At the Tremont Hotel in Galveston a wedding occurred Thursday night, which was not attended with music and flowers and a gathering of merrymaking friends and relatives. Mrs. Brice Roberts had expected some day to marry Earnest Mayo. The storm which desolated so many homes deprived her of almost everything on earth—father, mother, sister and brother. She was left destitute. Her sweetheart, too, was a sufferer. He lost much of his possessions in Dickinson, but he stepped bravely forward and took his sweetheart to his home.

A pathetic story of the Galveston flood is that of Mrs. Mary Quayle, of Liverpool, England, who is now on her journey home. She had only been two days in the city with her husband when the storm came. She goes home, her husband dead, and herself a nervous wreck. Mr. and Mrs. Quayle had taken apartments in Lucas terrace, Galveston. During the storm Mr. Quayle went to a window, when a sudden burst of wind tore out the panes and sucked him, as it were, out of the house. Mrs. Quayle, in the rear of the room, was thrown against a wall and stunned. No trace of her husband’s body has been found.

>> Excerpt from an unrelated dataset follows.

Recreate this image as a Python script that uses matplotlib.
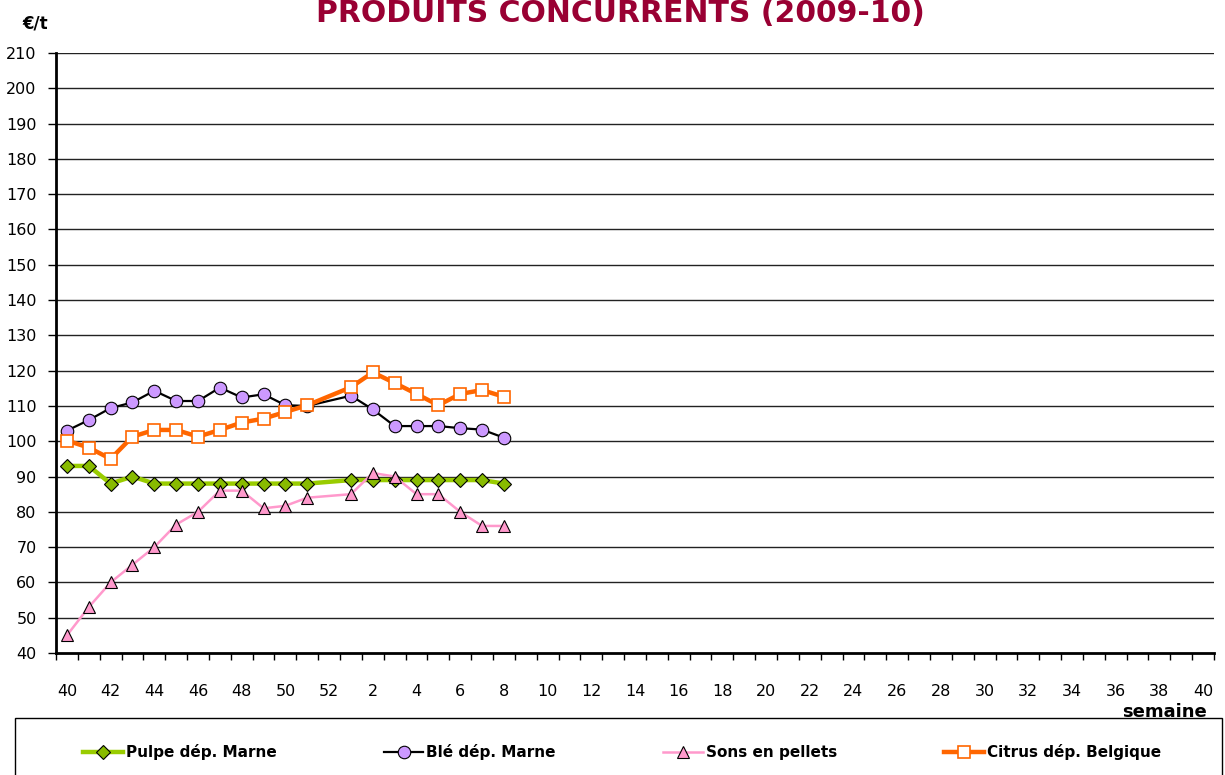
import numpy as np
import matplotlib
matplotlib.use("Agg")
import matplotlib.pyplot as plt
from matplotlib.patches import Rectangle

# categories: weeks 40..52 then 1..40
weeks = list(range(40, 53)) + list(range(1, 41))
tick_labels = [str(w) if i % 2 == 0 else "" for i, w in enumerate(weeks)]

# data from week 40 to week 8 (week 52 missing)
pulpe = [93, 93, 88, 90, 88, 88, 88, 88, 88, 88, 88, 88, None, 89, 89, 89, 89, 89, 89, 89, 88]
ble = [103, 106, 109.4, 111, 114.3, 111.4, 111.4, 115.2, 112.4, 113.3, 110.2, 110, None,
       112.9, 109, 104.3, 104.3, 104.3, 103.7, 103.3, 101]
sons = [45, 53, 60, 65, 70, 76.4, 80, 86, 86, 81, 81.7, 84, None, 85, 91, 90, 85, 85, 80, 76, 76]
citrus = [100.2, 98.2, 95, 101.3, 103.2, 103.2, 101.3, 103.2, 105.3, 106.4, 108.3, 110.2, None,
          115.3, 119.5, 116.5, 113.4, 110.2, 113.4, 114.5, 112.6]

series_names = ["Pulpe dép. Marne", "Blé dép. Marne", "Sons en pellets", "Citrus dép. Belgique"]

W, H = 1225, 775
fig = plt.figure(figsize=(W / 100, H / 100), dpi=100)
L, R, T, B = 56, 1214, 53, 653
ax = fig.add_axes([L / W, 1 - B / H, (R - L) / W, (B - T) / H])

def xy(vals):
    idx = np.array([i for i, v in enumerate(vals) if v is not None])
    v = np.array([v for v in vals if v is not None], dtype=float)
    return idx, v

styles = [
    dict(color="#99CC00", lw=3.2, marker="D", ms=7.5, mfc="#88BB00", mec="black", mew=0.8),
    dict(color="black", lw=1.6, marker="o", ms=9, mfc="#CC99FF", mec="black", mew=0.8),
    dict(color="#FF99CC", lw=1.8, marker="^", ms=9, mfc="#FF99CC", mec="black", mew=0.8),
    dict(color="#FF6600", lw=3.2, marker="s", ms=8, mfc="white", mec="#FF6600", mew=1.2),
]
handles = []
for vals, name, st, z in zip([pulpe, ble, sons, citrus], series_names, styles, [3, 4, 5, 6]):
    x, y = xy(vals)
    h, = ax.plot(x, y, label=name, zorder=z, clip_on=False, **st)
    handles.append(h)

ax.set_xlim(-0.5, len(weeks) - 0.5)
ax.set_ylim(40, 210)
ax.set_yticks(np.arange(40, 211, 10))
for yv in np.arange(50, 211, 10):
    ax.axhline(yv, color="#222222", lw=1.0, zorder=1)

ax.set_xticks(np.arange(len(weeks)))
ax.set_xticklabels(tick_labels, fontsize=11.5)
ax.set_xticks(np.arange(-0.5, len(weeks)), minor=True)
ax.tick_params(axis="x", which="major", length=0, pad=22)
ax.tick_params(axis="x", which="minor", length=5, width=1, direction="out")
ax.tick_params(axis="y", labelsize=11.5, length=6, width=1, pad=8)

for s in ["top", "right"]:
    ax.spines[s].set_visible(False)
ax.spines["left"].set_linewidth(2)
ax.spines["bottom"].set_linewidth(2)

fig.text(620 / W, 1 - 13 / H, "PRODUITS CONCURRENTS (2009-10)", ha="center", va="center",
         fontsize=21.5, fontweight="bold", color="#990033")
fig.text(35 / W, 1 - 24 / H, "€/t", ha="center", va="center", fontsize=12, fontweight="bold")
fig.text(1207 / W, 1 - 712 / H, "semaine", ha="right", va="center", fontsize=13, fontweight="bold")

fig.patches.append(Rectangle((15 / W, -0.05), 1207 / W, (775 - 718) / H + 0.05,
                             transform=fig.transFigure, fill=False, ec="black", lw=1))
leg = fig.legend(handles=handles, loc="center", bbox_to_anchor=(622 / W, 1 - 752 / H),
                 ncol=4, frameon=False, prop=dict(size=11, weight="bold"),
                 handlelength=2.6, handletextpad=0.2, columnspacing=7.0)

fig.savefig("out.png", dpi=100)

It will be a long time before many of the survivors of the Galveston catastrophe can appreciate the nature of the calamity which has befallen them. One woman laughingly told another that she had saved her baby, but that her two boys and her husband had been drowned. She was evidently insane.

An eye-witness, writing on September 16th, said: “Galveston is striving manfully to rise from its ashes. A reign of terror has been averted, Hope crowns the day. More than a thousand men are clearing the streets of debris. They are working night and day. Their efforts so far have been expended in picking up carcasses and gathering bodies into piles and burning them. Separate pyres are built for human bodies and animals, and the work progresses rapidly. The task is heart-rendering, and many able bodied men have succumbed to the ordeal.